Your tractor may have been maintained very well with good oils used, and not have significant buildup of sludges in the engine. The amount inside the valve cover would be a good guide to what is probably in the rest of the engine.
The moisture will go away with hard work, so I wouldn't worry much about that. Just make sure the thermostats will keep the engine temperature up where it's supposed to be.
I'd drain the oil, and spray the internals down with a kero gun, then refill with clean oil and new filters and crank her up, and get her well and truly warm. Operating temperature will soon drive out any remnant moisture, and the new oil has additives to neutralize water, acids, corrosion, and all the other nasties that build up in engines.
If the tractor is stored outdoors, a simple covering to keep rain and snow off is a good idea. However, don't cover a tractor to the ground with a tarpaulin of any type that doesn't breathe. Plastic, and other synthetic materials will trap condensation under them, and create worse corrosion than just leaving the tractor out in the open.
Its important to run tractors up on a regular basis, and preferably to operating temperature. Every 3 to 6 months is a good idea, it drives out moisture that forms from condensation, and throws a film of oil on all surfaces that need protection.
I also pulled the side covers/inspection covers off the D2 and there was more white stuff so moisture is there as well.
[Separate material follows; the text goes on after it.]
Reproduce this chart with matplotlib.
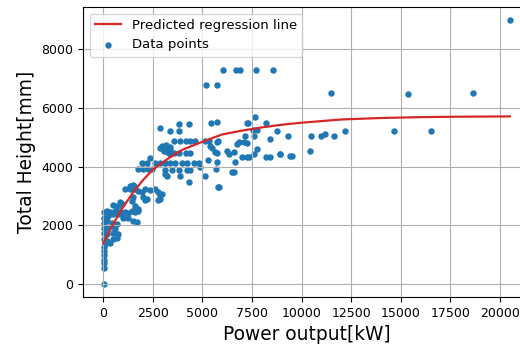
import matplotlib.pyplot as plt
import numpy as np

# data points (power output kW, total height mm)
power = [20500,
         6060, 6690, 6870, 7710, 8580, 5190, 5710,
         11490, 15340, 18650,
         9290, 10480, 10970, 11190, 11640, 12200, 14680, 16500,
         8920, 9430, 9510, 10430,
         7320, 7660, 8220, 7750, 8750, 7610, 8420, 7240, 7750, 7610, 7370, 8220, 8420, 8890, 7160, 7540,
         6490, 5810, 6740, 7070, 6820,
         3830, 4300, 3380, 3830, 5440, 5730, 7240,
         3540, 3880, 4170, 4390, 4640, 5110, 5310, 5780, 5730,
         3210, 3380,
         3540, 3800, 4170, 4390,
         5390, 5480, 5610, 5730,
         6240, 6320, 6570,
         6990, 7240,
         3130, 3380, 3630, 3970, 4220, 4550, 4800, 4890,
         3130, 3460, 3800, 4220, 4390,
         5280, 5730, 5700, 6650, 6570, 5140, 3880, 4300, 5780,
         3130, 3210,
         2840, 2960, 3180, 3340, 3040, 3290, 3380,
         2860, 3020, 3190, 2350,
         1930, 2180, 2610, 2860, 3110,
         1760, 2020, 2270, 2470,
         1510, 1350, 1600, 1360, 1530,
         1090, 1760, 1930, 2100, 2350, 2610, 2770, 2860,
         2180, 2860, 1510, 2020, 840, 690, 2960,
         50, 30, 20, 20, 30, 40, 30, 60,
         20, 170, 340, 500, 670,
         20, 170, 500, 760,
         10, 250, 420, 590,
         10, 170, 420, 670,
         20, 250, 500, 760, 920,
         20, 170, 340, 590, 840,
         1090, 1260, 1430, 1600, 1760,
         1010, 1260, 1510, 1680,
         760, 920, 500, 1600, 1760, 1430, 2100, 2770]

height = [9000,
          7300, 7300, 7300, 7300, 7300, 6800, 6800,
          6530, 6490, 6530,
          5030, 5030, 5030, 5120, 5030, 5210, 5210, 5210,
          4430, 4360, 4360, 4520,
          5490, 5690, 5490, 5260, 5230, 5030, 4930, 4800, 4610, 4430, 4340, 4340, 4340, 4430, 5060, 5260,
          3810, 3320, 4780, 4840, 4840,
          5440, 5440, 5200, 5200, 5500, 5520, 5500,
          4880, 4880, 4880, 4880, 4880, 4880, 4880, 4880, 4830,
          4670, 4610,
          4450, 4450, 4450, 4450,
          4720, 4630, 4490, 4460,
          4550, 4430, 4510,
          4320, 4340,
          4120, 4120, 4120, 4120, 4120, 4120, 4120, 3980,
          3880, 3880, 3880, 3880, 3880,
          4230, 4150, 3920, 4170, 3810, 3690, 3690, 3490, 3310,
          3750, 3690,
          5320, 4720, 4740, 4670, 4550, 4510, 4430,
          4630, 4610, 4490, 4290,
          4130, 4130, 4130, 4130, 4130,
          3920, 3920, 3920, 3920,
          3370, 3230, 3230, 3350, 3350,
          3230, 3180, 3120, 3230, 3210, 3230, 3140, 3030,
          2890, 2890, 2950, 2980, 2780, 2660, 3060,
          0, 550, 720, 830, 1000, 1120, 1240, 1350,
          1520, 1460, 1410, 1520, 1580,
          1750, 1690, 1750, 1690,
          1920, 1920, 1980, 1860,
          2090, 2150, 2090, 2030,
          2260, 2320, 2380, 2380, 2380,
          2440, 2490, 2460, 2490, 2440,
          2440, 2410, 2490, 2460, 2490,
          2260, 2260, 2150, 2110,
          2660, 2720, 2690, 2660, 2570, 2830, 2870, 2870]

# predicted regression line
line_power = [0, 250, 500, 750, 1000, 1500, 2000, 2500, 3000, 3500, 4000,
              5000, 6000, 7000, 8000, 9000, 10000, 12000, 14000, 16000, 18000, 20500]
line_height = [1380, 1720, 2040, 2340, 2620, 3120, 3540, 3900, 4150, 4380, 4580,
               4850, 5100, 5230, 5340, 5430, 5500, 5610, 5660, 5690, 5705, 5715]

fig = plt.figure(figsize=(5.2, 3.49), dpi=100)
ax = fig.add_axes([0.1596, 0.149, 0.860, 0.831])

ax.plot(line_power, line_height, color='C3', linewidth=1.6, label='Predicted regression line')
ax.scatter(power, height, s=13, color='C0', label='Data points')

ax.grid(True)
ax.set_xlabel('Power output[kW]', fontsize=13.4)
ax.set_ylabel('Total Height[mm]', fontsize=13.4)
ax.tick_params(labelsize=9)
ax.set_xticks(np.arange(0, 20001, 2500))
ax.legend(loc='upper left', fontsize=9.5)

plt.savefig('out.png', dpi=100)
I have all the oil drained and will hose it down with kerosene. The maintenance manual said I could pull the "Bell" off the oil pump. This I assume is the strainer for the oil pump. I have gone this far so I figure I might as well go as far as I can short of dropping the oil pan.
Pulling the suction bell and screen and cleaning them is a good idea. The bell and screen are the collection point for all the debris that falls inside the engine, and all the chunks of worn metal, gasket goo, and other internal debris that falls off or wears off in operation.
A good clean will improve oil pump flow, as the screen often gets coated in gummy oil residue that creates drag on the oil pumps ability to pump oil.
In addition, you can check on any debris you find and see if there's any possible indication of engine problems. Sometimes you find chunks of bearing metal that are warnings of imminent failure. The worst part is finding a nut or washer in the sump section of the crankcase, and trying to figure if it fell off the engine in operation or was accidentally dropped in there .. 😞
That white crud is emulsified oil and water. Get it hot and the water will cook out of the emulsion. If you leave it that way much longer it will develope into real sludge which includes rust, carbon loosened by the water, particles settled out of the oil, etc. You don't want sludge.
I'd say pull off the side cover from the pan and take a look at the strainer. If you don't have a bunch of sludge in the sump and the screens look OK, go with the change, run to full temp, change again, etc. as already recommended. If it's real foul in there you'd better do whatever is necessary to be sure it's cleaned up, again as already recommended.
See if you can run your fingers up into the front sump (I'm not sure you can do this on a D2) also and check it for horrible stuff. It's a small sump that doesn't drain when you change oil, so if it's a mess you need to mop/flush it out or pull the pan (I hope not!).
I got all the milky stuff out of the pan and there really wasn't any thick or gooey stuff. I am having a bit of a problem with the oil screen though. Any suggestion as those two bolts are not in a good place.
Thanks....Bill
I've never tried to remove a screen except when the engine was out for major repair. It's not just the bolts in a tough spot, but I believe there's lock plates that Cat will have on them so you need to be able to flatten the plates before you can get a wrench on the head, and you will need to reset them when you put it back together. Are you sure you need to remove the screen?
And how about the front sump screen? It will be even tougher to get to. How about some concentrated solvent washing maybe? Or is the system fouled with silicon sealer? That crap won't wash out for anything.
Jack,
The D2 maintenance book says to remove if any accumulation of sludge is found as a part of regular maintenance. But I ask before I venture into the unknown as I have done things when restoring older cars that I wish I had asked about first. I will look for the lock tabs....Thanks !
A quart or Automatic trans oil will cut a lot of gunk out of a engine. add one and run 6-10 hrs and dump oil and do it again. you can make the inside of a dirty engine shine after a couple of oil changes. It has lots of detergents in it to keep automatic trannys from gumming up. Hopes this helps, keep an eye on filters if it's realy dirty you can fill them fast.